YAESU FT-1000MP 3.5MHzで送信すると、リセットがかかってしまう、他もおかしいとのことでお預かりしました。これまでになく大変なことになっており、また修理完了まで1ヶ月近く費やしてしまいました。
到着して症状をチェックしてみると・・・一見、正常に見えますが。
・3.5MHz 送信するとICが振り切ってプロテクションがかかりリセットされる。
・7MHz 80Wの出力が出る。しかし、上記の写真のとおりLSB, USBでマイク
を繋がないで、送信にするだけで出力される。
・10MHz以上 同様に送信するだけで160W以上の出力が出てくる。
これはおかしい、スペアナで観測してみると、バンドを変えようが、モードを変えようが、ダイヤルを回そうが、8.2MHz帯の単一キャリア電波が送信されてパワーコントロールも何も効きません。

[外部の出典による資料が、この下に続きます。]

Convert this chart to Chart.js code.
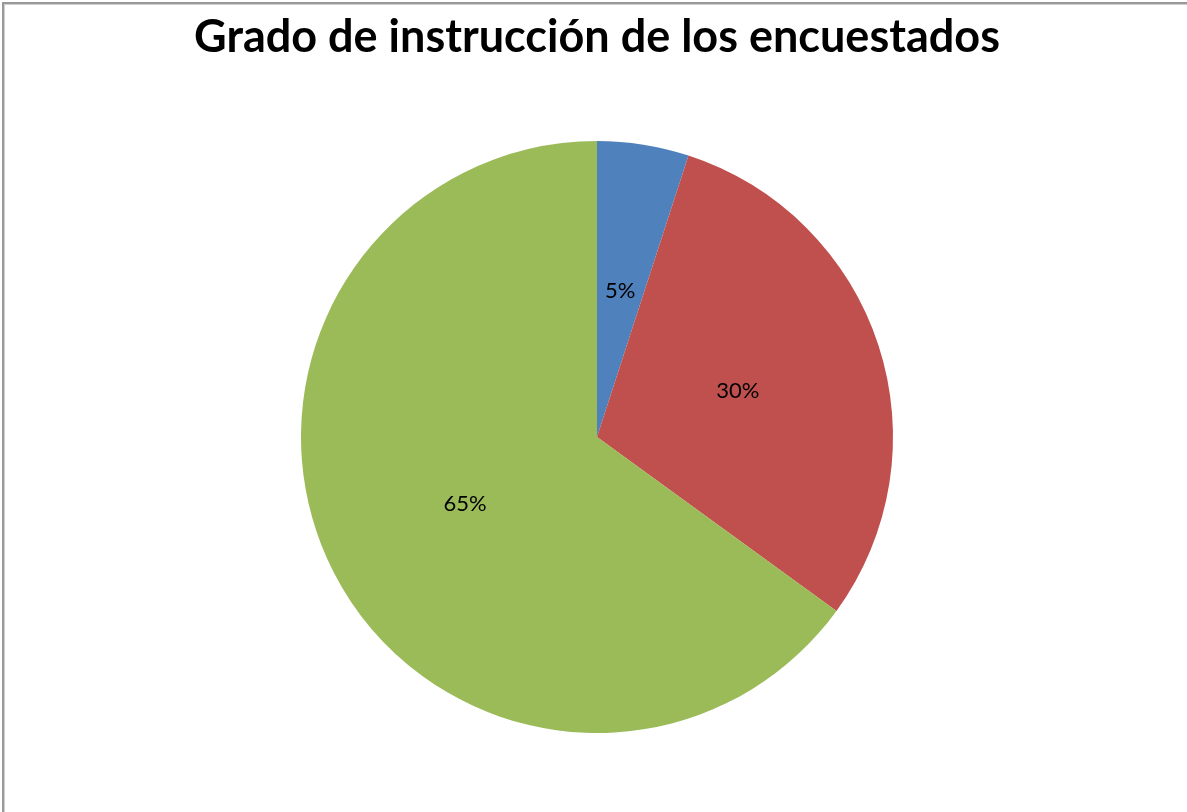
<!DOCTYPE html>
<html>
<head>
<meta charset="utf-8">
<style>
  html, body { margin: 0; padding: 0; background: #ffffff; }
  #wrap { position: relative; width: 1187px; height: 812px; }
  canvas { display: block; }
</style>
<script src="https://cdn.jsdelivr.net/npm/chart.js@4/dist/chart.umd.min.js"></script>
</head>
<body>
<div id="wrap"><canvas id="c" width="1187" height="812"></canvas></div>
<script>
const titleText = "Grado de instrucción de los encuestados";
const categories = ["Categoría 1", "Categoría 2", "Categoría 3"];
const values = [5, 30, 65];
const sliceColors = ["#4F81BD", "#C0504D", "#9BBB59"];

const frame = {
  id: 'frame',
  beforeDraw(chart) {
    const ctx = chart.ctx;
    ctx.save();
    ctx.fillStyle = '#ffffff';
    ctx.fillRect(0, 0, chart.width, chart.height);
    ctx.fillStyle = '#9a9a9a';
    ctx.fillRect(2, 2, chart.width - 2, 2);
    ctx.fillRect(2, 2, 2, chart.height - 2);
    ctx.fillStyle = '#d0d0d0';
    ctx.fillRect(4, 4, chart.width - 4, 1);
    ctx.fillRect(4, 4, 1, chart.height - 4);
    ctx.restore();
  }
};

const pctLabels = {
  id: 'pctLabels',
  afterDatasetsDraw(chart) {
    const ctx = chart.ctx;
    const meta = chart.getDatasetMeta(0);
    const data = chart.data.datasets[0].data;
    const total = data.reduce((a, b) => a + b, 0);
    ctx.save();
    ctx.font = '22px Lato, "Open Sans", sans-serif';
    ctx.fillStyle = '#000000';
    ctx.textAlign = 'center';
    ctx.textBaseline = 'middle';
    meta.data.forEach((arc, i) => {
      const p = arc.getCenterPoint();
      const pct = Math.round(data[i] / total * 100) + '%';
      ctx.fillText(pct, p.x, p.y);
    });
    ctx.restore();
  }
};

new Chart(document.getElementById('c'), {
  type: 'pie',
  data: {
    labels: categories,
    datasets: [{
      data: values,
      backgroundColor: sliceColors,
      borderWidth: 0
    }]
  },
  options: {
    responsive: false,
    animation: false,
    layout: { padding: { left: 7, right: 0, top: 0, bottom: 79 } },
    plugins: {
      legend: { display: false },
      tooltip: { enabled: false },
      title: {
        display: true,
        text: titleText,
        color: '#000000',
        font: { family: 'Lato, "Open Sans", sans-serif', size: 45, weight: 'bold', lineHeight: 1.2 },
        padding: { top: 10, bottom: 77 }
      }
    }
  },
  plugins: [frame, pctLabels]
});
</script>
</body>
</html>
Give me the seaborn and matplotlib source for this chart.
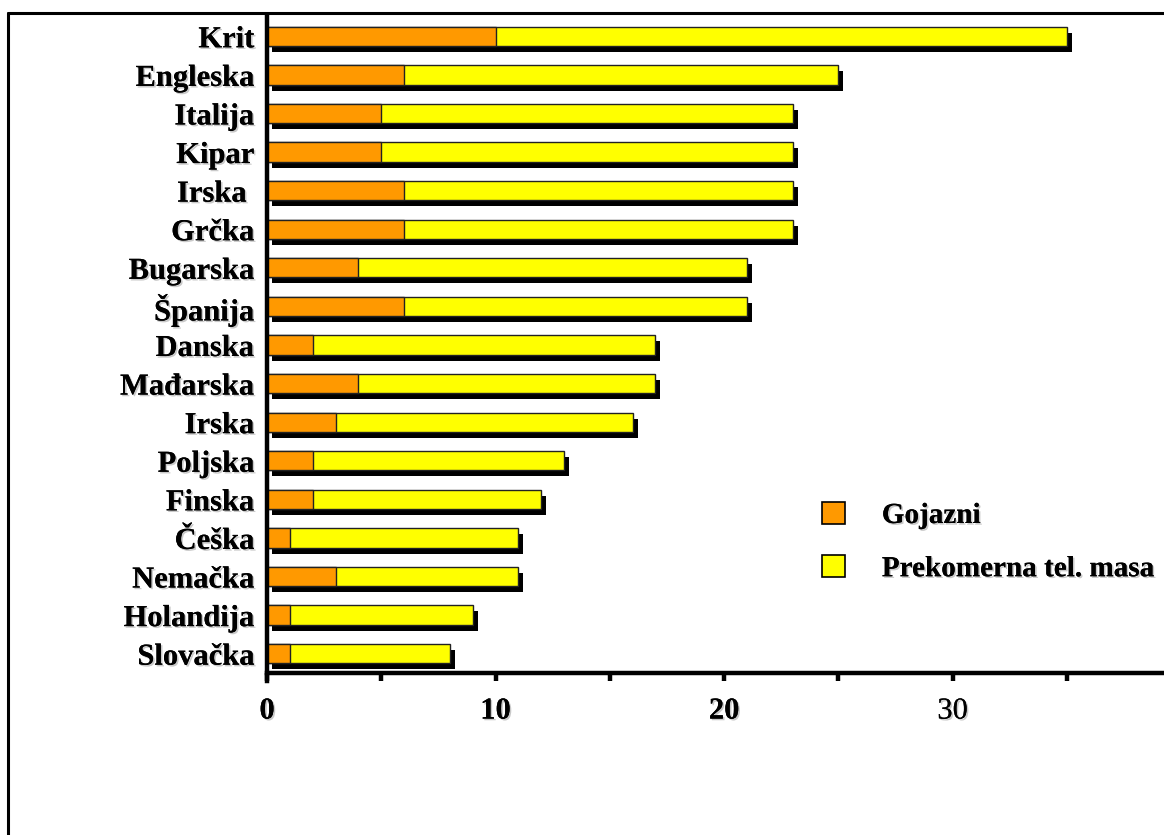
import matplotlib
matplotlib.use("Agg")
import matplotlib.pyplot as plt
import matplotlib.patheffects as pe
from matplotlib.patches import Patch
from matplotlib.lines import Line2D
from matplotlib.transforms import ScaledTranslation
import seaborn as sns
import pandas as pd

countries = ["Krit", "Engleska", "Italija", "Kipar", "Irska ", "Grčka", "Bugarska",
             "Španija", "Danska", "Mađarska", "Irska", "Poljska", "Finska", "Češka",
             "Nemačka", "Holandija", "Slovačka"]
gojazni = [10, 6, 5, 5, 6, 6, 4, 6, 2, 4, 3, 2, 2, 1, 3, 1, 1]
ukupno = [35, 25, 23, 23, 23, 23, 21, 21, 17, 17, 16, 13, 12, 11, 11, 9, 8]
series_names = ["Gojazni", "Prekomerna tel. masa"]
x_ticks = [0, 10, 20, 30]

ORANGE = "#FF9900"
YELLOW = "#FFFF00"

df = pd.DataFrame({"zemlja": countries, "gojazni": gojazni, "ukupno": ukupno})

sns.set_theme(style="white")
plt.rcParams["font.family"] = ["Liberation Serif", "DejaVu Serif"]

fig = plt.figure(figsize=(11.64, 8.35), dpi=100)
ax = fig.add_axes([267 / 1164, 1 - 673 / 835, 1 - 267 / 1164, (673 - 17) / 835])

text_shadow = [pe.withSimplePatchShadow(offset=(1.2, -1.2), shadow_rgbFace="#888888", alpha=0.45),
               pe.Normal()]

# drop shadow behind each bar
sns.barplot(data=df, y="zemlja", x="ukupno", orient="h", color="black",
            width=0.5, edgecolor="black", linewidth=0, saturation=1, ax=ax)
shift = ScaledTranslation(5 / 100, -6 / 100, fig.dpi_scale_trans)
for p in list(ax.patches):
    p.set_transform(ax.transData + shift)

# total (overweight) bars, then the obese share on top
sns.barplot(data=df, y="zemlja", x="ukupno", orient="h", color=YELLOW,
            width=0.5, edgecolor="#222222", linewidth=1, saturation=1, ax=ax)
sns.barplot(data=df, y="zemlja", x="gojazni", orient="h", color=ORANGE,
            width=0.5, edgecolor="#222222", linewidth=1, saturation=1, ax=ax)

ax.set_xlim(0, (1164 - 267) / 22.85)
ax.set_ylim(16.5, -0.5)
ax.set_xlabel("")
ax.set_ylabel("")

for s in ["top", "right"]:
    ax.spines[s].set_visible(False)
for s in ["left", "bottom"]:
    ax.spines[s].set_linewidth(3.2)
    ax.spines[s].set_color("black")
    ax.spines[s].set_zorder(5)
ax.spines["left"].set_bounds(16.7, -0.5)

ax.set_xticks([0, 5, 10, 15, 20, 25, 30, 35])
ax.set_xticklabels([str(t) if t in x_ticks else "" for t in [0, 5, 10, 15, 20, 25, 30, 35]])
ax.tick_params(axis="x", direction="out", length=6, width=3.2, color="black",
               pad=11, labelsize=22, bottom=True, labelcolor="black")
ax.tick_params(axis="y", length=0, pad=9, labelsize=22, labelcolor="black")

for lbl in ax.get_xticklabels():
    lbl.set_fontweight("normal" if lbl.get_text() == "30" else "bold")
    lbl.set_path_effects(text_shadow)
for lbl in ax.get_yticklabels():
    lbl.set_fontweight("bold")
    lbl.set_path_effects(text_shadow)

handles = [Patch(facecolor=ORANGE, edgecolor="black", linewidth=1.2),
           Patch(facecolor=YELLOW, edgecolor="black", linewidth=1.2)]
leg = ax.legend(handles, series_names, loc="upper left",
                bbox_to_anchor=(822 / 1164, 1 - 502 / 835), bbox_transform=fig.transFigure,
                frameon=False, handlelength=0.8, handleheight=0.75, handletextpad=1.25,
                labelspacing=0.9, borderpad=0, borderaxespad=0,
                prop={"size": 21, "weight": "bold"})
for t in leg.get_texts():
    t.set_color("black")
    t.set_path_effects(text_shadow)

# outer frame of the slide
fig.add_artist(Line2D([8 / 1164, 8 / 1164], [1 - 13 / 835, 0], transform=fig.transFigure,
                      color="black", linewidth=2.2))
fig.add_artist(Line2D([8 / 1164, 1], [1 - 13 / 835, 1 - 13 / 835], transform=fig.transFigure,
                      color="black", linewidth=2.2))

fig.savefig("out.png", dpi=100)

アマチュアバンドでないところで、強力な信号が送信されてしまうといういまだかつて経験の無い恐ろしい症状です。
2nd IFが8.2MHzに近いので、通りぬけを増幅しているのかと PA部入力コネクターを抜いてみましたが、同じです。この段階で
PA部に問題があると判明できました。
PA部を開けて目視チェックと電圧チェックを行うと、ドライバー段2SC3133の片方がコレクター・ベース間ショート。それに伴って、ベースに入っている寄生発振防止抵抗が焼損してしまってました。
Push-Pullになっているドライバー段の片方が壊れ、片方が生きていたので生きているほうに正帰還が発生して強烈な発振をしていたということです。周辺回路定数から、その共振周波数が8.2MHzであったということになります。
また、7MHz帯用LPFのコイルが焼けてしまってます。
<2SC3133入手の顛末苦労>
オーナー様はパーツ入手は全ておまかせするとのことで丸投げされました。
2SC3133はディスコンになって入手困難です。まずは、国内の在庫を調査してくれる会社に見積もりをしたところ、
5個で28,000円(税別)ととんでもない価格が提示されました。
これは高すぎます。
そこで、ebayより探して
アメリカ東海岸、ニュージャージ州へ発注。個人輸入、10日ぐらいかかりました。
届いたのがこれ。
なんだか怪しさもあるが、テスターでチェックしたところピン配列も合っているし、さっそく、取り替えてみることに。
電源を入れたとたん、
ベース・エミッター間がショートとなり壊れてしまいました。ニュージャージから届いたものが一瞬でお亡くなりに。
取り外した
三菱のものと比較して、明らかにおかしいです。
SNSを通じて呼びかけてみても、どうしても
2SC3133はみつかりません。そこで、
2SC1969なら持っていると名乗りでた方に譲っていただきました。
2SC1969はピン配列が異なるので、ケースを絶縁シートで浮かせて、ピンを曲げて取り付ける必要があります。結構難しくて絶縁チューブを入れることはできなく、空中配線となりました。
LPFのコイルも、T-68-2を入手して巻き直しです。LCRメーターで測定すると、同一回数巻いたのだが、インダクタンスは少し大きくなりました。
(発熱でコアが劣化したため?)
これでようやく、正常なパワーが出るようになりました。スプリアスもOKです。
<米国からの2SC3133は何か? >
スグに壊れてしまった米国からの2SC3133、これは何か。拡大してみると、三菱のロゴが入っているものの、真ん中に E の文字が書いてあります。どうやら、これは台湾のELEFLOW社製を偽って三菱製としたフェイク品だということが解りました。
台湾⇒米国東海岸⇒日本の自宅 と渡ってきたようです。米国にあるからといって信用してはならないようです。
※今回で懲りたので、当方での個人輸入まで実施してパーツ調達は実施しないことと致します。あまりにも、リスクが大きすぎ仕事が進まないからです。